El tiempo-.
El parlamento de Cataluña prohibió el miércoles las corridas de toros en esa comunidad española, y la votación ha repercutido incluso en países que jamás han visto un toro bravo, pues parecería significar que España renuncia a España. Sin embargo, hay que decir que también Cataluña es Cataluña y desde hace años las corridas de toros han ido desapareciendo del mapa catalán y esta ley solo certifica su defunción. En cambio, no proscribe ciertas fiestas autóctonas regionales como los correbous (corralejas light), toro al agua o toro embolado (con hisopos de fuego en los cuernos), donde la población abusa en diverso grado de los rumiantes.
El debate que se ha dado no versa solo acerca de la crueldad con los animales, sino que encierra otros factores dignos de tenerse en cuenta. Ante todo, constituye una polémica política sobre la capacidad de autonomía de Cataluña, provincia que se siente agredida por el Estado español y que, dueña de una tradición, una cultura y un idioma propios, ha aspirado y aspira a tener mayor control sobre su destino. Dura e injustamente reprimida en tiempos de Franco, ha desarrollado durante la democracia parte de sus deseos autonómicos. Pero el pasado 9 de abril el Tribunal Constitucional tumbó varios artículos del estatuto regional y rechazó de plano que Cataluña sea una "nación", como proclamaba su texto, pues "la Constitución no recoge otra que la Nación española".
Los catalanes recibieron la sentencia como una bofetada y la vieja controversia sobre las corridas adquirió de repente una furiosa simbología sobre las diferencias culturales entre España y Cataluña. Fue así como algunos parlamentarios, que iban a abstenerse de votar o se proponían hacerlo en contra de imponer prohibiciones a aficiones o gustos, se sumaron al voto de protesta contra algo tan esencialmente español como la tauromaquia. Así, pues, la controversia desplegó dos filos: por una parte, los apoyos internacionales ambientalistas contra la fiesta brava y, por otra, una afirmación política de soberanía local que se benefició del creciente movimiento antitaurino surgido en tierras donde los toros no embisten. De hecho, el padre de la iniciativa que, suscrita por 180.000 firmas, se transformó en proyecto de ley es un argentino vegetariano que abomina de todo alimento de origen animal.

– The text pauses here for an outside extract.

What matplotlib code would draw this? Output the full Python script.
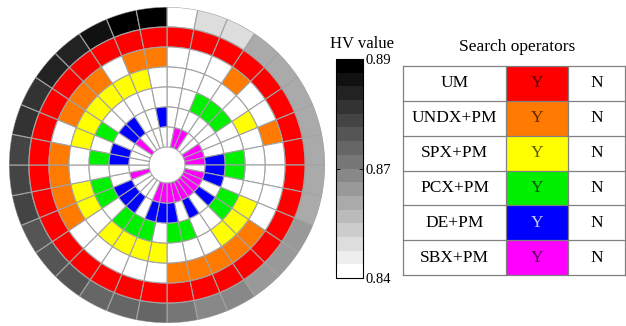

Muchos respetables enemigos de la fiesta brava son ajenos a la política y solo pretenden proteger a los animales o plantear un debate ético-biológico. Al mismo tiempo, los partidarios de la tauromaquia ven en esta actividad un arte con raíces religiosas ancestrales y, aparte de razones culturales, esgrimen argumentos antropológicos, ecológicos, libertarios y económicos para apuntalar su afición.
La Corte Constitucional colombiana debate en estos días una demanda cuyo desenlace podría ser, si el pleno de la corporación se apartase de la ponencia del magistrado Humberto Sierra Porto, la prohibición de ciertas expresiones tradicionales de nuestro pueblo que, como las corridas, el coleo o las riñas de gallos, implican innegable dolor animal. Es importante que, en su sabiduría, la Corte no se deje influir por la "jurisprudencia psicológica" del parlamento catalán. Son debates distintos. A Colombia le es completamente ajeno el conflicto de idiosincrasias que ha jugado papel preponderante en el caso español. La única idiosincrasia que cuenta en este caso es la especificidad de la cultura popular colombiana frente a otras que, desde tradiciones lejanas y diferentes a la nuestra, recomiendan lo que nos conviene o no nos conviene.